The only positive thing I can say about the film is that at least it does explore, interestingly, the kinds of power-struggles and rage that can emerge among women over a man. I kind of have to wonder what would have happened if Jeon Do-yeon’s character has as much backup as the wife’s: what if her cousin was a gangster who brought his buddies in to pay the family back for what they did to that poor girl? What if her aunt was a tax official who audited the father’s tax records? While, in the original film, the housemaid was similarly alone in the world, at least she grasped that she did have some power in the situation, and could take control to some degree. Had she given birth to the baby, and proven the child’s paternity, she might have been set for life — thus ruining the rich man, and probably collapsing his supposedly happy family.

Last spoiler: the hanging scene at the end was just ridiculous, especially where the maid catches on fire. It was just too much, way too much.

My advice is, get your hands on the original film — the DVD is available now — and enjoy that instead. Unless you’re desperate to see Jeon Do-yeon topless, you don’t need to see this film.

2 thoughts on “Hanyeo (The 2010 Remake)

  1. Well, there’s worse reasons to watch a movie then to see Jeon Do-yeon topless…
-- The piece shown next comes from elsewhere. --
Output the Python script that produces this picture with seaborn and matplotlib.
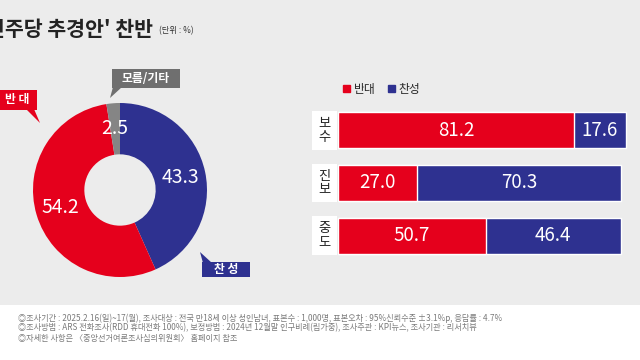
import numpy as np
import pandas as pd
import seaborn as sns
import matplotlib.pyplot as plt
from matplotlib.patches import Rectangle, Polygon
from matplotlib.transforms import blended_transform_factory

# data
pie_labels = ['찬 성', '반 대', '모름/기타']
pie_values = [43.3, 54.2, 2.5]

groups = ['보\n수', '진\n보', '중\n도']
oppose = [81.2, 27.0, 50.7]
support = [17.6, 70.3, 46.4]

footer_lines = [
    '◎조사기간 : 2025.2.16(일)~17(월), 조사대상 : 전국 만18세 이상 성인남녀, 표본수 : 1,000명, 표본오차 : 95%신뢰수준 ±3.1%p, 응답률 : 4.7%',
    '◎조사방법 : ARS 전화조사(RDD 휴대전화 100%), 보정방법 : 2024년 12월말 인구비례(림가중), 조사주관 : KPI뉴스, 조사기관 : 리서치뷰',
    '◎자세한 사항은 〈중앙선거여론조사심의위원회〉 홈페이지 참조',
]

RED = '#e5001c'
BLUE = '#2e3190'
GRAY = '#858585'
BG = '#ececec'

sns.set_style('white')
plt.rcParams['font.family'] = ['Noto Sans CJK KR', 'DejaVu Sans']

W, H = 640, 360
fig = plt.figure(figsize=(6.4, 3.6), dpi=100, facecolor=BG)


def px(x, y):
    return (x / W, 1 - y / H)


# footer area
fig.patches.append(Rectangle(px(0, 360), 1, 55 / H, transform=fig.transFigure,
                             facecolor='white', edgecolor='none', zorder=0))
for i, line in enumerate(footer_lines):
    fig.text(*px(18, 318 + i * 10), line, fontsize=5.9, color='#7a7a7a', va='center')

# title (left edge is cropped in the reference)
fig.text(*px(-14, 29), "민주당 추경안' 찬반", fontsize=14.8, fontweight='bold',
         color='#222222', va='center')
fig.text(*px(159, 31), '(단위 : %)', fontsize=6, color='#333333', va='center')

# donut
axp = fig.add_axes([33 / W, 1 - 277 / H, 174 / W, 174 / H])
wedges, _, autotexts = axp.pie(pie_values, colors=[BLUE, RED, GRAY], startangle=90,
                               counterclock=False, autopct='%.1f', pctdistance=0.71,
                               wedgeprops=dict(width=0.59, edgecolor='none'))
for t in autotexts:
    t.set_color('white')
    t.set_fontsize(14)
axp.set_xlim(-1, 1)
axp.set_ylim(-1, 1)
axp.axis('off')


def callout(label, box, tail, color):
    x0, y0, x1, y1 = box
    fig.patches.append(Rectangle(px(x0, y1), (x1 - x0) / W, (y1 - y0) / H,
                                 transform=fig.transFigure, facecolor=color,
                                 edgecolor='none', zorder=3))
    fig.patches.append(Polygon([px(*p) for p in tail], closed=True,
                               transform=fig.transFigure, facecolor=color,
                               edgecolor='none', zorder=3))
    fig.text(*px((x0 + x1) / 2, (y0 + y1) / 2), label, fontsize=8.5, color='white',
             fontweight='bold', ha='center', va='center', zorder=4)


callout(pie_labels[1], (-2, 90, 37, 110), [(26, 109), (34, 109), (40, 123)], RED)
callout(pie_labels[2], (112, 69, 180, 88), [(113, 87), (122, 87), (110, 98)], '#6f6f6f')
callout(pie_labels[0], (202, 262, 250, 277), [(203, 263), (212, 263), (200, 252)], BLUE)

# bars
df = pd.DataFrame({'group': groups, 'oppose': oppose, 'support': support})
df['total'] = df['oppose'] + df['support']

axb = fig.add_axes([338 / W, 1 - 262 / H, 291 / W, 158 / H])
axb.set_facecolor('none')
sns.barplot(data=df, x='total', y='group', color=BLUE, width=0.68, saturation=1,
            orient='h', ax=axb)
sns.barplot(data=df, x='oppose', y='group', color=RED, width=0.68, saturation=1,
            orient='h', ax=axb)
axb.set_xlim(0, 100)
axb.set_ylim(2.5, -0.5)
axb.set_xlabel('')
axb.set_ylabel('')
axb.set_xticks([])
axb.set_yticks([])
for s in axb.spines.values():
    s.set_visible(False)

for i, (o, s) in enumerate(zip(oppose, support)):
    axb.text(o / 2, i, f'{o:.1f}', color='white', fontsize=13.5, ha='center', va='center')
    axb.text(o + s / 2, i, f'{s:.1f}', color='white', fontsize=13.5, ha='center', va='center')

trans = blended_transform_factory(axb.transAxes, axb.transData)
for i, g in enumerate(groups):
    axb.add_patch(Rectangle((-26 / 291, i - 0.37), 25 / 291, 0.74, transform=trans,
                            facecolor='white', edgecolor='none', clip_on=False))
    axb.text(-13.5 / 291, i, g, transform=trans, fontsize=9.5, color='#222222',
             ha='center', va='center', linespacing=1.05)

handles = [Rectangle((0, 0), 1, 1, color=RED), Rectangle((0, 0), 1, 1, color=BLUE)]
axb.legend(handles, ['반대', '찬성'], loc='lower left', bbox_to_anchor=(-0.01, 1.0),
           ncol=2, frameon=False, fontsize=8.5, handlelength=0.6, handleheight=0.6,
           handletextpad=0.3, columnspacing=1.0, borderpad=0.2)

fig.savefig('out.png', dpi=100, facecolor=BG)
    I haven’t seen the movie and I do not particularly want to, but it sounds like a typical Korean intellectual movie where one starts out with ideology and moral indignity first, then build the movie outwards.

  2. Junsok,

    Yeah, er, it wasn’t worth it, not even to see Jeon Doyeon’s naughty bits.

    Interesting what you say about a “typical Korean intellectual movie” — myself, I’m thinking that the sexual morality fable is a cinematic genre with a nice long history unto itself here; while we out West have films like Fatal Attraction and Basic Instinct and all kinds of movies in the genre, and while I think it probably existed as a European literary genre way back when, I think we only started doing it in film much more recently than in Korea. (Whether this was imported from Japanese or some other Asian cinema, came from native literary forms, or is an independent development, I have absolutely no idea, but it seems to me a genre in itself. Not usually a particularly interesting one, I agree, but interesting for the fact of its existence.)

    If you haven’t seen the original version of Hanyeo, though, I would recommend it, if for no reason other than the fact it feels like the director watched a bunch of episodes of The Twilight Zone and had them in mind when making this film.